SET PROBLEM → In the entries below, find the line with "What seaborn and" and the line with "import seaborn as sns", then retype both and everything between them exactly. Do not copy the pictures.

ROWS →
* * * * *

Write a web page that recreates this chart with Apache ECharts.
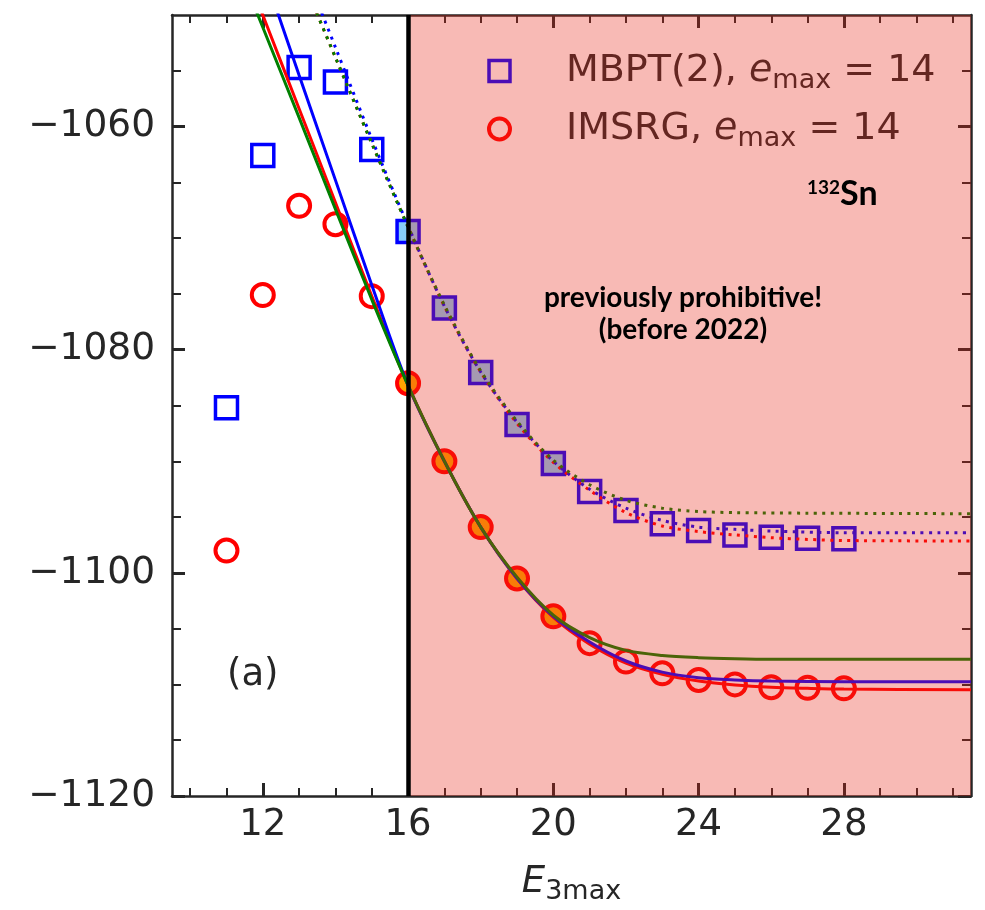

* * * * *

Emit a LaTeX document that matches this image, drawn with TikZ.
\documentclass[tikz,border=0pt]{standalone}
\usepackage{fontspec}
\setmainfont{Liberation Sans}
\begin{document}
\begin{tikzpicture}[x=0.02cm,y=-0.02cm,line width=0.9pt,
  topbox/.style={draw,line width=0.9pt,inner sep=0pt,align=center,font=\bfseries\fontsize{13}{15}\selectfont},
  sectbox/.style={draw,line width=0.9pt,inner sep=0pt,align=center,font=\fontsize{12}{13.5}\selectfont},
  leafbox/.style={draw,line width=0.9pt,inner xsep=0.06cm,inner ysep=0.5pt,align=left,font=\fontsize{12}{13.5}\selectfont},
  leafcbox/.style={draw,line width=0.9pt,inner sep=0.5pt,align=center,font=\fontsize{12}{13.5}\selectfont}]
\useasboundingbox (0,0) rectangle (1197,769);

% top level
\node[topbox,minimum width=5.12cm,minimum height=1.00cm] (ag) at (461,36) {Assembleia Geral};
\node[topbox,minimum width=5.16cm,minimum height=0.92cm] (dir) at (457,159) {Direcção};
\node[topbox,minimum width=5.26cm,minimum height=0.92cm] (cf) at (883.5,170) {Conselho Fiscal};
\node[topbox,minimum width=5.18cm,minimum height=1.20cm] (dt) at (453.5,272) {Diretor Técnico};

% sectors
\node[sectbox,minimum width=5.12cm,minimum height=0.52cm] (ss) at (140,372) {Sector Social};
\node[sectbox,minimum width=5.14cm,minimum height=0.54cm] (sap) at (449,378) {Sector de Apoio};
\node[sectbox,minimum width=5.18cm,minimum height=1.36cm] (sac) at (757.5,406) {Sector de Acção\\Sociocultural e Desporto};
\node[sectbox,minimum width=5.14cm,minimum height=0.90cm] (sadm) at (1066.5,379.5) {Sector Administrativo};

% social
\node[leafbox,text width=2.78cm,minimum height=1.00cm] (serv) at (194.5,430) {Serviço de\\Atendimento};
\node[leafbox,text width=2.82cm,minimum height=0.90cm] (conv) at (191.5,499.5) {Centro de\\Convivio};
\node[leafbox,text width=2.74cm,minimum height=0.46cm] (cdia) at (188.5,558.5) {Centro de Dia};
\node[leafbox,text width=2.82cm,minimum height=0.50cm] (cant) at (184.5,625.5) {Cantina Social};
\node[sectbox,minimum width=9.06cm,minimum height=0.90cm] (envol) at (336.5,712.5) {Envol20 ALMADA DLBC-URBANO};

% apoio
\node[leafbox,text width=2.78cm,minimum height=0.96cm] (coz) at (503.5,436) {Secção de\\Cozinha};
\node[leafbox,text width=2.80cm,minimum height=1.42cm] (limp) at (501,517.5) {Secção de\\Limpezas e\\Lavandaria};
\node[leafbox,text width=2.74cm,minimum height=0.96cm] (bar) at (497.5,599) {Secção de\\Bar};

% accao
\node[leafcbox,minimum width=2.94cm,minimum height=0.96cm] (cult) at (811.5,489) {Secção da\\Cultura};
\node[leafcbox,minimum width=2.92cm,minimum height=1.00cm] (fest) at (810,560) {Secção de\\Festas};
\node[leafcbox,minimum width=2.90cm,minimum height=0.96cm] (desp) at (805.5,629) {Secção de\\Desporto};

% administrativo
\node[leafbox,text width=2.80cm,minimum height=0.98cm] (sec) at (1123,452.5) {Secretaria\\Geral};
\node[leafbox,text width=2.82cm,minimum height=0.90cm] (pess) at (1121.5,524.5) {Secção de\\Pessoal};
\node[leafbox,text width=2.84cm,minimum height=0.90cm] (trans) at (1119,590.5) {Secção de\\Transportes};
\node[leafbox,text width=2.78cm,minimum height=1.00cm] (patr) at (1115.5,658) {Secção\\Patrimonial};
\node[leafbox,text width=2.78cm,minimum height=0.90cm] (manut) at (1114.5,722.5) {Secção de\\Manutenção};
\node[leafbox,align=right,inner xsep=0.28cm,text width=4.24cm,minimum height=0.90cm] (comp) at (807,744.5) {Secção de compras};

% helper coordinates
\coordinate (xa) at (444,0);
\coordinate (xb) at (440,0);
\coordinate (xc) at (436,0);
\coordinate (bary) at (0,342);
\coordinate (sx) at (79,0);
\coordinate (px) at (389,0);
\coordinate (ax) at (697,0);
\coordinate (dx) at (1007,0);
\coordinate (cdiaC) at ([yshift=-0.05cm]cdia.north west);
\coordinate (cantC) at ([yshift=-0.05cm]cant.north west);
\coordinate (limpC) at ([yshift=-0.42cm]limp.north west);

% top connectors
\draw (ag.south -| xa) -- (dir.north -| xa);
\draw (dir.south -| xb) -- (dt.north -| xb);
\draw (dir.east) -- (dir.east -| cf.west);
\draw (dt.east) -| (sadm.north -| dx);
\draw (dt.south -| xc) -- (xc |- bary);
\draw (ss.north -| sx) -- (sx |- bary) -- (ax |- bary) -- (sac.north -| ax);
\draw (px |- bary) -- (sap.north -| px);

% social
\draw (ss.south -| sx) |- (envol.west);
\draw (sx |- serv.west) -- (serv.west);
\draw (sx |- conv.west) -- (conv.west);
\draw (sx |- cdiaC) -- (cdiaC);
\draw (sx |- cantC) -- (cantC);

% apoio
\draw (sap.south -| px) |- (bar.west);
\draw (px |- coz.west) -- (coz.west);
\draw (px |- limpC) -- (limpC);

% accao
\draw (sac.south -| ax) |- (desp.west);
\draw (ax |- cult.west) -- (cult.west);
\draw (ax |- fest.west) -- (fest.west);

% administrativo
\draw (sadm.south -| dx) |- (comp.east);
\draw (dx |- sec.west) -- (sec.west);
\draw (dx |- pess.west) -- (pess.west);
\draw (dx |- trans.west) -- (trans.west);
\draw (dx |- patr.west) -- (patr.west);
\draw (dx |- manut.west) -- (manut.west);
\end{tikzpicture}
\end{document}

* * * * *

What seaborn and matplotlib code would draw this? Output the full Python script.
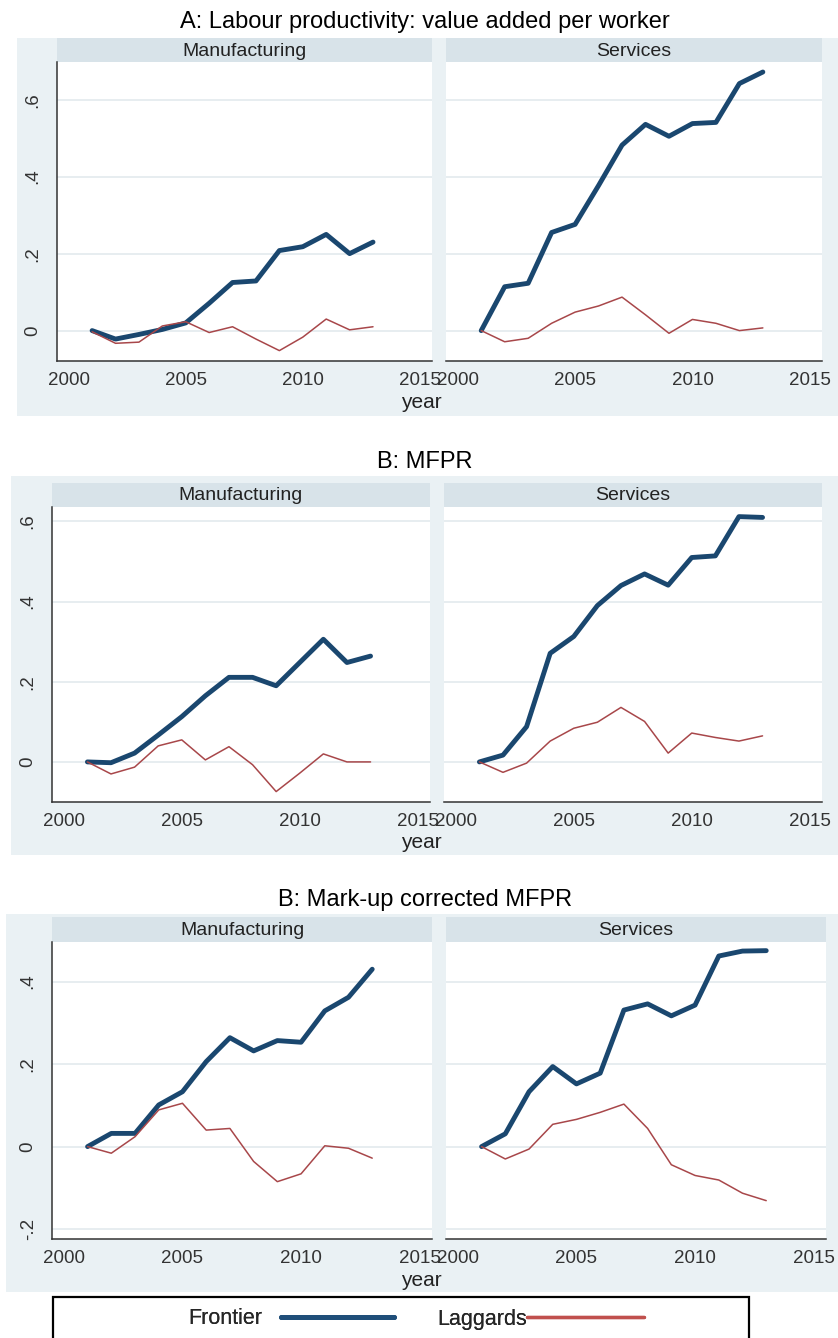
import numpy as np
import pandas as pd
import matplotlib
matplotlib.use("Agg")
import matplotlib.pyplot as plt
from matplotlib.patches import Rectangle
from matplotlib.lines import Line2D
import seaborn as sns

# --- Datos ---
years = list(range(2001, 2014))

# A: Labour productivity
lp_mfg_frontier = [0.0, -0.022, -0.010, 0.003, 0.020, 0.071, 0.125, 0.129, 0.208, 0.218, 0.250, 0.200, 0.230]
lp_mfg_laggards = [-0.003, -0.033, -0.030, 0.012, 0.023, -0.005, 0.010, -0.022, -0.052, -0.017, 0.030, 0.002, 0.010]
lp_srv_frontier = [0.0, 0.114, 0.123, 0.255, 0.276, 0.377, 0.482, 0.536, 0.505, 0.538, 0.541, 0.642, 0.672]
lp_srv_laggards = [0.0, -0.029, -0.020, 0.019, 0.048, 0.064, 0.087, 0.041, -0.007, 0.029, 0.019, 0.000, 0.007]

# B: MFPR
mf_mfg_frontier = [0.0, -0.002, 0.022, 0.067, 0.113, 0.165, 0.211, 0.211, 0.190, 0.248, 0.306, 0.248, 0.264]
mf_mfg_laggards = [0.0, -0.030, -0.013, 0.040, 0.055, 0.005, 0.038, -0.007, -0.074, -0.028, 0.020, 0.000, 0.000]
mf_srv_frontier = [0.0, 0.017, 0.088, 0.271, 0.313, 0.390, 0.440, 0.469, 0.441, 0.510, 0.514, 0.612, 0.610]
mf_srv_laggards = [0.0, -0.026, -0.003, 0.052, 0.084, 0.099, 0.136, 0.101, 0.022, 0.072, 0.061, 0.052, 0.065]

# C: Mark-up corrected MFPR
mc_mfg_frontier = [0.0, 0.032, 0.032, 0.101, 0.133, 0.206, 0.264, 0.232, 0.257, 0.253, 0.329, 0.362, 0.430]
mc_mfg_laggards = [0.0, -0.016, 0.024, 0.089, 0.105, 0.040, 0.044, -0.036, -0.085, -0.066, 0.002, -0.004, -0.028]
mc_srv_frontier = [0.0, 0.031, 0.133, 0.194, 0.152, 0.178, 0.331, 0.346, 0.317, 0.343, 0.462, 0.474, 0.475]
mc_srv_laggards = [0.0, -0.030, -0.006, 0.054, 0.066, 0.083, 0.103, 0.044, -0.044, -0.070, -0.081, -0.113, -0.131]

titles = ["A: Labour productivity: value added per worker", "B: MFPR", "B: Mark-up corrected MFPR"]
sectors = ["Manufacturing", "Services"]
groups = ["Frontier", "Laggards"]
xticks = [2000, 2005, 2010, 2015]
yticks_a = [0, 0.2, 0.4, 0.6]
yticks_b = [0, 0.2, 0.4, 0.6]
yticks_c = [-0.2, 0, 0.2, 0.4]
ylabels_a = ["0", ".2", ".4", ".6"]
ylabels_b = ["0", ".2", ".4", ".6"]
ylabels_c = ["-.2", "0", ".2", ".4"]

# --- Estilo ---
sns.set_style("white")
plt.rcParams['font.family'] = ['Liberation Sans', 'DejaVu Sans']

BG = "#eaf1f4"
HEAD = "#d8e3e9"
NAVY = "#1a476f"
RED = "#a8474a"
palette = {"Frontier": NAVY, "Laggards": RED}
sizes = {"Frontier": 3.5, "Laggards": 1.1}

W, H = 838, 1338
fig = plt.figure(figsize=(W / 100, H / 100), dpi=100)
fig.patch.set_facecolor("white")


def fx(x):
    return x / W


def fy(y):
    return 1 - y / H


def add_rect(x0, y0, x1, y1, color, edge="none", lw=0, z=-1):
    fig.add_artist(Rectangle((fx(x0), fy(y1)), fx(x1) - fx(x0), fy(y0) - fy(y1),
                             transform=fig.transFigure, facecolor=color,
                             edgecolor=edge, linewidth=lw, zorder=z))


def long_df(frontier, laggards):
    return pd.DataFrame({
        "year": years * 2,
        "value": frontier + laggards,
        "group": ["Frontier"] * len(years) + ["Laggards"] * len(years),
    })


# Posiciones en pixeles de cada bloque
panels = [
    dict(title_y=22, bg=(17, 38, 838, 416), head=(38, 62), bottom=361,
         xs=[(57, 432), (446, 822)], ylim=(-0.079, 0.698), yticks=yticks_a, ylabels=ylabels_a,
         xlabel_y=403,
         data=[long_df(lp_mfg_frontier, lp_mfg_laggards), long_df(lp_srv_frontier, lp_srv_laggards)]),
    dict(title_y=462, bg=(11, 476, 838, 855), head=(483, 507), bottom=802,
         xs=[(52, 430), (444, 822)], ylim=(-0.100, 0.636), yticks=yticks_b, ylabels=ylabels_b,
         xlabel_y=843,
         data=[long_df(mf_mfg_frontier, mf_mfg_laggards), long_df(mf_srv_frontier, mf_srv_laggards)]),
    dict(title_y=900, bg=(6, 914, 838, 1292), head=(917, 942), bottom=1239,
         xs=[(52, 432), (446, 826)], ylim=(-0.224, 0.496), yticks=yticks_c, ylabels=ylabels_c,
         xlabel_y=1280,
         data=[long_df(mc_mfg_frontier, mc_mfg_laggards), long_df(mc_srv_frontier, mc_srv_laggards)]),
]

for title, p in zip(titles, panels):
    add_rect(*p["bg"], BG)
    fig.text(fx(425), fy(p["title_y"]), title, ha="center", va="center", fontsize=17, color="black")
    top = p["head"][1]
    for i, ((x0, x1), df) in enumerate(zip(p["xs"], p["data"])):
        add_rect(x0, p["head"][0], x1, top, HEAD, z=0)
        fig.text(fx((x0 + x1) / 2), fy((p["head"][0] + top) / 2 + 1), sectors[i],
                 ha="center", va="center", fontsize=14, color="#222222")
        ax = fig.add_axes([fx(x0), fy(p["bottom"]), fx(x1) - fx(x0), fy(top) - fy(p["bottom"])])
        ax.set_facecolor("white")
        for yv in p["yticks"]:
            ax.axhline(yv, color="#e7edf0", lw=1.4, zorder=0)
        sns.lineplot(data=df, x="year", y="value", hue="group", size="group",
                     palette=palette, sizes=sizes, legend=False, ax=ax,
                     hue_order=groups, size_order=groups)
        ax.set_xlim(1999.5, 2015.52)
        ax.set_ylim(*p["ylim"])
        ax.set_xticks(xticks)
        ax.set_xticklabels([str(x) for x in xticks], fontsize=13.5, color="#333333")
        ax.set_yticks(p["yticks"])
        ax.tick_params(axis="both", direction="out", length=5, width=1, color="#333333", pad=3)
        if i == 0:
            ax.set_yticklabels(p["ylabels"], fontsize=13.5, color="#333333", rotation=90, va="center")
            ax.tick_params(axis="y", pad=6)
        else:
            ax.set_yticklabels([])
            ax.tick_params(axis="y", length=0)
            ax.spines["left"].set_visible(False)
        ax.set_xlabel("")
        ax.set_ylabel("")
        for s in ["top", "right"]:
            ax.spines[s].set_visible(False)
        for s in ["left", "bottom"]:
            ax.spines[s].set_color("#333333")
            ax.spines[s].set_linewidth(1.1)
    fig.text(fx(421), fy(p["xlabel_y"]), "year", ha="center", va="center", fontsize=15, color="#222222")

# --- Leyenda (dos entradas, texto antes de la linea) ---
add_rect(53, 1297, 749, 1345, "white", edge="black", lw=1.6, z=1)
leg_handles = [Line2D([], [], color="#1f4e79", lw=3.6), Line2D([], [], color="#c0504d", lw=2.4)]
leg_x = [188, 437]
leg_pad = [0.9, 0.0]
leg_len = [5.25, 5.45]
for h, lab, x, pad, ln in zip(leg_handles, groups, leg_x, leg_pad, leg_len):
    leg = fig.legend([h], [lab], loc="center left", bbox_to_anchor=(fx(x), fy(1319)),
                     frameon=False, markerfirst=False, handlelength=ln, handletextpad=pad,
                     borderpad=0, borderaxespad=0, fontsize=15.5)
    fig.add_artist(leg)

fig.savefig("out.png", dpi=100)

* * * * *

EXERCISE RESPONSE →
What seaborn and matplotlib code would draw this? Output the full Python script.
import numpy as np
import pandas as pd
import matplotlib
matplotlib.use("Agg")
import matplotlib.pyplot as plt
from matplotlib.patches import Rectangle
from matplotlib.lines import Line2D
import seaborn as sns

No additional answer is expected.